How have public attitudes to the Paralympics changed?

I think attitudes have been changing since the Paralympics have been televised. I understand that the London Paralympics are going to be near to a sell-out, which is fantastic for all disability sport. The athletes competing in the Paralympics are elite and the best in their classification. They train as hard as their non-disabled counterparts.

Should disabled sportsmen and women be able to compete with the able-bodied?

Disability sport came about largely because of exclusion, because mainstream sport didn't want disabled people to be part of it. Now that's changing. In my sport--wheelchair-racing--I couldn't compete alongside a runner because I'm loads quicker than runners, but not as fast as cyclists. There are some areas where it works well, and some where it doesn't.

Is there enough emphasis on sport in schools?

We still need to do more at primary-school level in terms of teaching everyone good skills.
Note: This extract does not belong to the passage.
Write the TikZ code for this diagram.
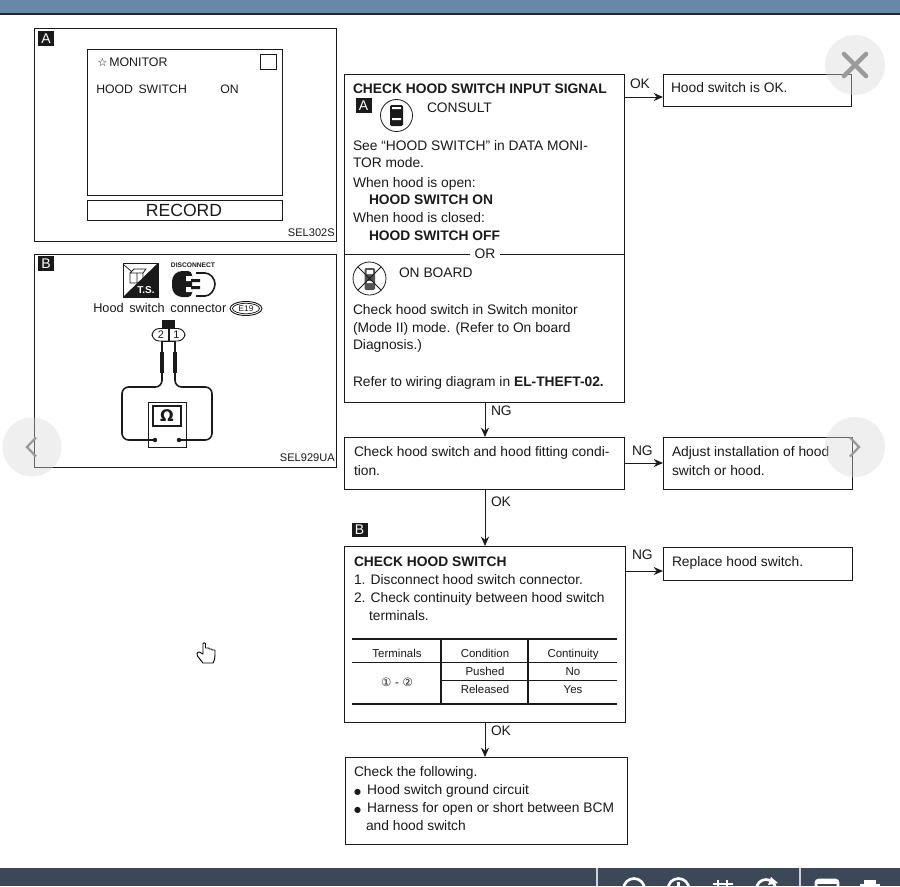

Sport is hard: if you're good at it, it's easy, it's great, but if you're not so good at it, if you're maybe not quite so co-ordinated, then you stand out a lot more.

It's not just schools, it is parents as well making sure that they do a lot of physical activity with their children, that they play with them.

Are people still patronising to wheelchair users?

They can be. I mean, it's better if people recognise me as either a retired athlete or as Baroness Grey-Thompson; then they're less patronising. But it still happens. The reality is that disabled people still experience more discrimination, and it is still very challenging for disabled people to get into work, to get the right education.